MES: I mean, it was also saying that, it doesn't matter if the Fall are never going to be very big in London and don't think that I feel a bit of a failure because...my soul and personality will outlive anything I ever did on a record, I know that. It'll change more things. Me meeting you, hopefully, will have as much effect on you as the records. I've always had in me this very sort of Puritan northern Englishman in me that finds records sort of...childish. I mean when people go "why don't you produce this" or "when is this album coming out" and I just think, "I don't fuckin' know!" We do in-store appearances in America, and I get really embarrassed! (Laughs)

JNM: (Back to the "psykick" question) So do you believe in these sort of...occult ideas? Things you can't see that are following you around, that are responsible for things you can't explain?

MES: Yeah, I believe in all those things...I don't think about them much. I'm not an "enthusiast" for that sort of thing. I went through aphase in my teens where I read all the books on the occult. The only reason I was into it is that it's fascinating, really. But you can't really go around talking about it, or people will just come out with facts, books and lists..."oh yeah, Crowley, blah blah blah..." all these boring farts, you know. I believe that things leave vibrations, you know. America's good for that, you go to all the Civil war places where they had the battles...the atmosphere is incredible. You can really reach out and feel it.

JNM: It's just something that's there.

MES: Like cats, you know cats are always looking at things you can't see at all. When we started the Fall in Manchester, Martin Bramah, who's now in the Blue Orchids and all that, he was very heavily into it and I used to avoid it...he used to do Tarot readings and all that...which I still do. But once you get a hold of heavy drugs and start getting into all that stuff it gets really insane. It just gets silly. I'm more interested in stuff like where Philip K. Dick is going. 'Cause it's real, you know? About time and stuff like that, the way writings can prophesize things. Like I've found a lot of my writing is actual prophecy. It's really strange. 

(via Reformation)  

And Dan dug up the following, from 2003:

"That was based on this Christian Psychic club that I used to go to for a laugh. These psychic women would stop me coming out of the dole and go, 'You've got it, come to our meeting.' Fascinating stuff. It was like Alcoholics Anonymous for psychics. But it's best forgetting about. They're never rich, those people. Show 'em a racing paper and they know which horse is gonna fall over at the hurdle but they don't know which horse is gonna win it. What's the use in that?"
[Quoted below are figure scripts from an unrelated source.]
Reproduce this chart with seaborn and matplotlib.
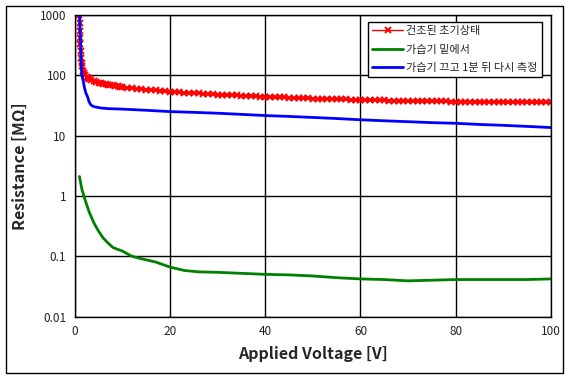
import numpy as np
import pandas as pd
import matplotlib
matplotlib.use("Agg")
import matplotlib.pyplot as plt
import seaborn as sns
from matplotlib.patches import Rectangle

# 건조된 초기상태 (red, x markers)
red_v = [1.0, 1.05, 1.1, 1.15, 1.2, 1.3, 1.4, 1.5, 1.6, 1.8, 2.0, 2.25, 2.5, 2.75, 3.0,
         3.5, 4.0, 4.5, 5.0, 5.5, 6.0, 6.5, 7.0, 7.5, 8.0, 8.5, 9.0, 9.5] + list(range(10, 101))
red_r = [1000, 750, 550, 420, 330, 250, 195, 160, 140, 120, 108, 100, 94, 90, 86,
         82, 79, 77, 75, 73.5, 72, 71, 70, 69, 68, 67, 66, 65,
         64, 62.5, 61.2, 60, 59, 58, 57, 56, 55, 54, 53,
         52.5, 52, 51.5, 51, 50.5, 50, 49.5, 49, 48.5, 48,
         47.6, 47.2, 46.8, 46.4, 46, 45.6, 45.2, 44.8, 44.4, 44,
         43.7, 43.4, 43.2, 42.9, 42.6, 42.3, 42, 41.8, 41.5, 41.2,
         41, 40.8, 40.5, 40.3, 40.1, 39.9, 39.7, 39.5, 39.3, 39.1,
         38.9, 38.8, 38.6, 38.5, 38.3, 38.2, 38, 37.9, 37.7, 37.6,
         37.5, 37.4, 37.3, 37.2, 37.1, 37, 36.9, 36.8, 36.7, 36.6,
         36.5, 36.45, 36.4, 36.3, 36.25, 36.2, 36.1, 36.05, 36, 35.95,
         35.9, 35.85, 35.8, 35.8, 35.75, 35.7, 35.7, 35.65, 35.6, 35.6]

# 가습기 밑에서 (green)
green_v = [1.0, 1.5, 2, 3, 4, 5, 6, 7, 8, 9, 10, 11, 12, 13, 15, 17, 20, 23, 26, 30,
           35, 40, 45, 50, 55, 60, 65, 70, 75, 80, 85, 90, 95, 100]
green_r = [2.1, 1.3, 0.95, 0.55, 0.36, 0.26, 0.2, 0.165, 0.14, 0.13, 0.122, 0.11, 0.1,
           0.095, 0.087, 0.08, 0.066, 0.058, 0.055, 0.054, 0.052, 0.05, 0.049, 0.047,
           0.044, 0.042, 0.041, 0.039, 0.04, 0.041, 0.041, 0.041, 0.041, 0.042]

# 가습기 끄고 1분 뒤 다시 측정 (blue)
blue_v = [1.0, 1.1, 1.2, 1.3, 1.4, 1.5, 1.8, 2.0, 2.3, 2.7, 3.0, 3.3, 3.7, 4.2, 4.7,
          5.5, 7, 10, 15, 20, 25, 30, 35, 40, 45, 50, 55, 60, 65, 70, 75, 80, 85, 90,
          95, 100]
blue_r = [1050, 700, 400, 230, 140, 100, 80, 65, 52, 44, 37, 33, 31, 30, 29.5,
          28.7, 28, 27.5, 26.3, 25, 24.3, 23.5, 22.5, 21.5, 20.8, 20, 19.2, 18.3,
          17.6, 17, 16.4, 16, 15.3, 14.8, 14.2, 13.6]

x_ticks = [0, 20, 40, 60, 80, 100]
y_ticks = [0.01, 0.1, 1, 10, 100, 1000]
y_tick_labels = ["0.01", "0.1", "1", "10", "100", "1000"]

sns.set_theme(style="white")
plt.rcParams["font.family"] = ["Noto Sans CJK KR", "DejaVu Sans"]

fig = plt.figure(figsize=(5.69, 3.80), dpi=100)
ax = fig.add_axes([74.7 / 569, 1 - 316.5 / 380, (551 - 74.7) / 569, (316.5 - 15) / 380])

red = pd.DataFrame({"V": red_v, "R": red_r})
green = pd.DataFrame({"V": green_v, "R": green_r})
blue = pd.DataFrame({"V": blue_v, "R": blue_r})

sns.lineplot(data=red, x="V", y="R", color="#ff0000", lw=1.5, marker="x", ms=4.5, mew=1.4,
             mec="#ff0000", sort=False, estimator=None, label="건조된 초기상태", ax=ax)
sns.lineplot(data=green, x="V", y="R", color="#008000", lw=2, sort=False, estimator=None,
             label="가습기 밑에서", ax=ax)
sns.lineplot(data=blue, x="V", y="R", color="#0000ff", lw=2, sort=False, estimator=None,
             label="가습기 끄고 1분 뒤 다시 측정", ax=ax)

ax.set_yscale("log")
ax.set_xlim(0, 100)
ax.set_ylim(0.01, 1000)
ax.set_xticks(x_ticks)
ax.set_xticklabels([str(t) for t in x_ticks])
ax.set_yticks(y_ticks)
ax.set_yticklabels(y_tick_labels)
ax.minorticks_off()
ax.tick_params(length=0, labelsize=8.5, colors="#222222", pad=6)
ax.grid(True, color="black", lw=1)
for s in ax.spines.values():
    s.set_color("black")
    s.set_linewidth(1)

ax.set_xlabel("Applied Voltage [V]", fontsize=11.5, fontweight="bold", labelpad=6)
ax.set_ylabel("Resistance [MΩ]", fontsize=11.5, fontweight="bold", labelpad=9)

leg = ax.legend(loc="upper right", bbox_to_anchor=(0.9805, 0.9758), borderaxespad=0,
                fancybox=False, edgecolor="black", framealpha=1, fontsize=8,
                handlelength=2.8, handletextpad=0.3, labelspacing=0.75, borderpad=0.35)
leg.get_frame().set_linewidth(1)
for h in leg.legend_handles:
    h.set_linewidth(2 if h.get_color() != "#ff0000" else 1)

fig.patches.append(Rectangle((5.5 / 569, 1 - 373 / 380), 557 / 569, 367.5 / 380,
                             transform=fig.transFigure, fill=False, edgecolor="black", lw=1))

fig.savefig("out.png", dpi=100)
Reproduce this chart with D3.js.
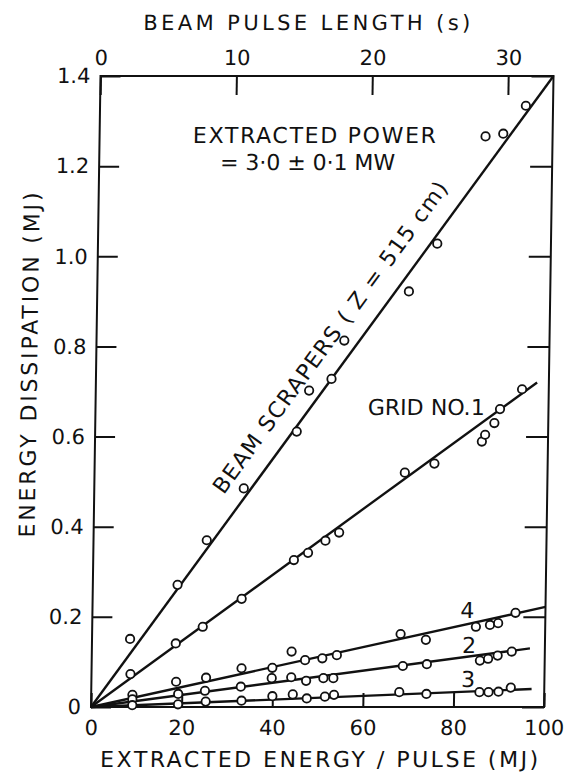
<!DOCTYPE html>
<html>
<head>
<meta charset="utf-8">
<script src="https://cdn.jsdelivr.net/npm/d3@7"></script>
<style>
body { margin:0; background:#fff; }
text { font-family:"DejaVu Sans", sans-serif; fill:#111; }
.axis path { display:none; }
.axis line { stroke:#111; stroke-width:2; }
.axis text { font-size:21px; font-family:"DejaVu Sans", sans-serif; fill:#111; }
.frame { fill:none; stroke:#111; stroke-width:2; }
.fit { fill:none; stroke:#111; stroke-width:2.4; }
circle { fill:#fff; stroke:#111; stroke-width:1.8; }
</style>
</head>
<body>
<svg width="568" height="774"></svg>
<script>
// axis ticks
const xTicks = [0, 20, 40, 60, 80, 100]
const yTicks = [0, 0.2, 0.4, 0.6, 0.8, 1.0, 1.2, 1.4]
const yTickLabels = ["0", "0.2", "0.4", "0.6", "0.8", "1.0", "1.2", "1.4"]
const topTicks = [0, 10, 20, 30]
const pulseMax = 100 / 3.0   // seconds for 100 MJ at 3.0 MW

// measured points [extracted energy MJ, dissipation MJ]
const scraperPts = [[8.4,0.151],[18.7,0.271],[25.0,0.370],[33.0,0.485],[44.5,0.611],[47.1,0.702],
  [52.0,0.728],[54.7,0.813],[68.8,0.922],[74.9,1.028],[85.2,1.266],[89.1,1.272],[94.0,1.334]]
const grid1Pts = [[8.6,0.073],[18.5,0.141],[24.4,0.178],[32.9,0.240],[44.3,0.326],[47.4,0.342],
  [51.2,0.369],[54.2,0.387],[68.5,0.520],[75.0,0.540],[85.4,0.589],[86.1,0.604],[88.1,0.630],
  [89.3,0.661],[94.1,0.705]]
const grid4Pts = [[9.1,0.027],[18.7,0.056],[25.3,0.065],[33.1,0.086],[39.9,0.087],[44.1,0.123],
  [47.1,0.104],[50.9,0.108],[54.1,0.115],[68.1,0.162],[73.7,0.149],[84.7,0.178],[87.8,0.182],
  [89.6,0.186],[93.4,0.209]]
const grid2Pts = [[9.1,0.017],[19.2,0.029],[25.1,0.036],[33.0,0.045],[39.8,0.064],[44.1,0.066],
  [47.4,0.058],[51.2,0.064],[53.4,0.064],[68.7,0.091],[74.0,0.095],[85.7,0.103],[87.5,0.107],
  [89.6,0.114],[92.7,0.123]]
const grid3Pts = [[9.1,0.004],[19.2,0.006],[25.3,0.012],[33.2,0.014],[40.0,0.024],[44.5,0.028],
  [47.6,0.019],[51.6,0.023],[53.6,0.027],[68.0,0.033],[74.0,0.029],[85.7,0.033],[87.7,0.033],
  [89.9,0.034],[92.6,0.043]]

// fitted straight lines through origin
const scraperFit = [[0,0],[100,1.40]]
const grid1Fit = [[0,0],[97.4,0.720]]
const grid4Fit = [[0,0],[100,0.222]]
const grid2Fit = [[0,0],[96.7,0.130]]
const grid3Fit = [[0,0],[97.2,0.040]]

var W = 453, H = 631
var padLeft = 91, padTop = 76
var shear = Math.atan(-9.5 / H) * 180 / Math.PI   // scanned page is slightly sheared

var svg = d3.select("svg")
var g = svg.append("g")
  .attr("transform", "translate(" + padLeft + "," + (padTop + H) + ") skewX(" + shear + ") translate(0," + (-H) + ")")

var x = d3.scaleLinear().domain([0, 100]).range([0, W])
var y = d3.scaleLinear().domain([0, 1.4]).range([H, 0])
var xTop = d3.scaleLinear().domain([0, pulseMax]).range([0, W])

g.append("rect").attr("class", "frame").attr("width", W).attr("height", H)

g.append("g").attr("class", "axis").attr("transform", "translate(0," + H + ")")
  .call(d3.axisBottom(x).tickValues(xTicks).tickSizeInner(-14).tickSizeOuter(0).tickPadding(13))
g.append("g").attr("class", "axis")
  .call(d3.axisLeft(y).tickValues(yTicks).tickFormat(function(d, i) { return yTickLabels[i] })
    .tickSizeInner(-20).tickSizeOuter(0).tickPadding(10))
g.append("g").attr("class", "axis").attr("transform", "translate(" + W + ",0)")
  .call(d3.axisRight(y).tickValues(yTicks).tickFormat("").tickSizeInner(-22).tickSizeOuter(0))
g.append("g").attr("class", "axis")
  .call(d3.axisTop(xTop).tickValues(topTicks).tickSizeInner(-19).tickSizeOuter(0).tickPadding(11))

// titles
g.append("text").attr("x", 42).attr("y", -46).attr("font-size", 21)
  .attr("textLength", 327).attr("lengthAdjust", "spacing").text("BEAM  PULSE  LENGTH (s)")
g.append("text").attr("x", 10).attr("y", 691).attr("font-size", 22)
  .attr("textLength", 438).attr("lengthAdjust", "spacing").text("EXTRACTED  ENERGY / PULSE  (MJ)")
g.append("text").attr("transform", "translate(-59,289) rotate(-90)").attr("text-anchor", "middle")
  .attr("font-size", 22).attr("textLength", 345).attr("lengthAdjust", "spacing")
  .text("ENERGY  DISSIPATION  (MJ)")

// fitted lines
var line = d3.line().x(function(d) { return x(d[0]) }).y(function(d) { return y(d[1]) })
var fits = [scraperFit, grid1Fit, grid4Fit, grid2Fit, grid3Fit]
g.selectAll(".fit").data(fits).enter().append("path").attr("class", "fit").attr("d", line)

// points
var allPts = [scraperPts, grid1Pts, grid4Pts, grid2Pts, grid3Pts]
allPts.forEach(function(pts) {
  g.append("g").selectAll("circle").data(pts).enter().append("circle")
    .attr("cx", function(d) { return x(d[0]) })
    .attr("cy", function(d) { return y(d[1]) })
    .attr("r", 4.2)
})

// annotations
function note(txt, mx, my, len) {
  var t = g.append("text").attr("x", x(mx)).attr("y", y(my)).attr("font-size", 22).text(txt)
  if (len) t.attr("textLength", len).attr("lengthAdjust", "spacing")
  return t
}
note("EXTRACTED POWER", 20.6, 1.251, 243)
note("= 3·0 ± 0·1 MW", 26.7, 1.191, 175)
note("GRID  NO.1", 60.1, 0.648, 117)
note("4", 81.2, 0.197)
note("2", 81.7, 0.120)
note("3", 81.6, 0.044)

// label along the beam scraper line
var ang = Math.atan2(y(1.4) - y(0), x(100) - x(0))
var fx = x(56.2), fy = y(56.2 * 0.014)
var off = 26
var cx = fx + off * Math.sin(ang), cy = fy - off * Math.cos(ang)
g.append("text").attr("transform", "translate(" + cx + "," + cy + ") rotate(" + (ang * 180 / Math.PI) + ")")
  .attr("text-anchor", "middle").attr("dy", "0.35em").attr("font-size", 22)
  .attr("textLength", 378).attr("lengthAdjust", "spacing")
  .text("BEAM  SCRAPERS ( Z = 515 cm)")
</script>
</body>
</html>
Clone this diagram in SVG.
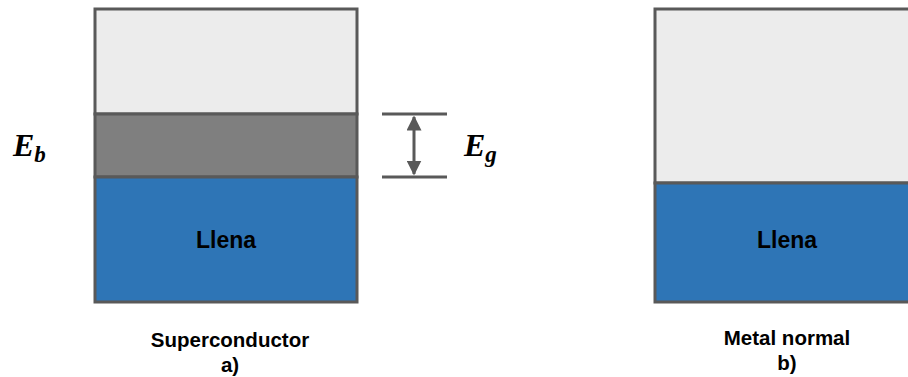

Later in the interview, we learn that Fiery Jack used to go to the same meetings...

^

2. From "Garden" by the Groundhogs: "My garden is overgrown/And the weeds are creeping up on my home." The Fall have covered "Junkman" (which they renamed "Junk Man") and "Strange Town" (renamed, yep, "Strangetown").

^

Comments (2)

dannyno
  • 1. dannyno | 28/09/2014
From Uncut magazine, October 2003:

"That was based on this Christian Psychic club that I used to go to for a laugh. These psychic women would stop me coming out of the dole and go, 'You've got it, come to our meeting.' Fascinating stuff. It was like Alcoholics Anonymous for psychics. But it's best forgetting about. They're never rich, those people. Show 'em a racing paper and they know which horse is gonna fall over at the hurdle but they don't know which horse is gonna win it. What's the use in that?"

http://thefall.org/news/pics/03oct-uncut.html
Martin
  • 2. Martin | 06/04/2016
According to pre-song comments made by Mark E Smith before the gig at the Marquee, London; 29 July 1979, Psykick Dancehall is "about, uh, the sort of people [that] don't need records. This song's supposed to be about that."